MEP's adopt new waste rules
On April 18, the European Parliament approved the package to update current waste management rules, including new targets for recycling, packaging and landfilling. The package is a key element of legislative proposals on waste, the Circular Economy Action Plan adopted by the European Commission on December 2, 2015. Following the vote by the Plenary of the European Parliament, the package will be submitted to the Council for final adoption.
According to a statement, the agreement generally preserves the “ambition level” of the Commission’s initial proposal and “reconciles long-term targets with realities on the ground”. The new “ambitious recycling and landfilling targets” will boost the re-use of valuable material in waste and improve the way municipal and packaging waste is managed thus making the circular economy a reality.
It further strengthens the “waste hierarchy” by placing prevention, re-use, and recycling clearly above landfilling and incineration.
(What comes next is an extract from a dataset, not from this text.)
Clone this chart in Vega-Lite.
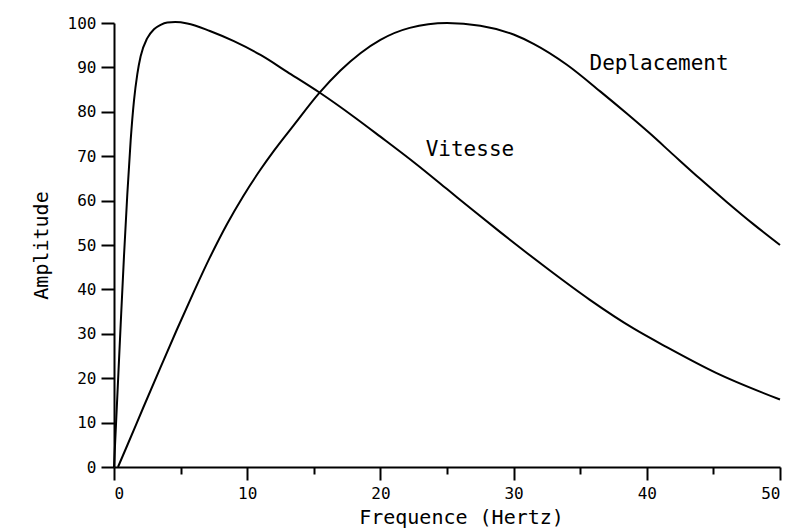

The details of the new waste rules include the following increased recycling targets for municipal waste; 55 percent by 2025, 60 percent by 2030 and 65 percent by 2035 along with stricter rules for calculating recycling rates will help to better monitor real progress towards the circular economy.
New recycling targets for different waste streams:
By 2025 By 2030
- All packaging 65% 70%
- Plastic 50% 55%
- Wood 25% 30%
- Ferrous metals 70% 80%
- Aluminium 50% 60%
- Glass 70% 75%
- Paper & cardboard 75% 85%
In addition to the separate collection which already exists for paper and cardboard, glass, metals and plastic, new provisions for separate collection, including of bio-waste will boost the quality of secondary raw materials and their uptake. Hazardous household waste will have to be collected separately by 2022, bio-waste by 2023 and textiles by 2025.
MEP’s note that landfilling of waste makes “no sense” in a circular economy and can pollute water, soil, and air. By 2035 the amount of municipal waste landfilled must be reduced to 10 percent or less of the total amount of municipal waste generated.
The new legislation foresees more use of effective economic instruments and other measures in support of the waste hierarchy. Producers are given an important role in this transition through Extended Producer Responsibility (EPR) schemes – meaning a producer’s responsibility for a product is extended to the post-consumer stage of a product’s lifecycle.
The new extended producer responsibility requirements will lead to better performance and governance of these schemes. A mandatory extended producer responsibility scheme has to be established for all packaging by 2025.
The new legislation will place a particular focus on waste prevention and introduce important objectives such as reducing food waste in the EU by 50 percent and halting marine litter with the aim to achieve the UN sustainable development goals in these areas.
Following the vote by the Plenary of the European Parliament, the package will be submitted to the Council for final adoption.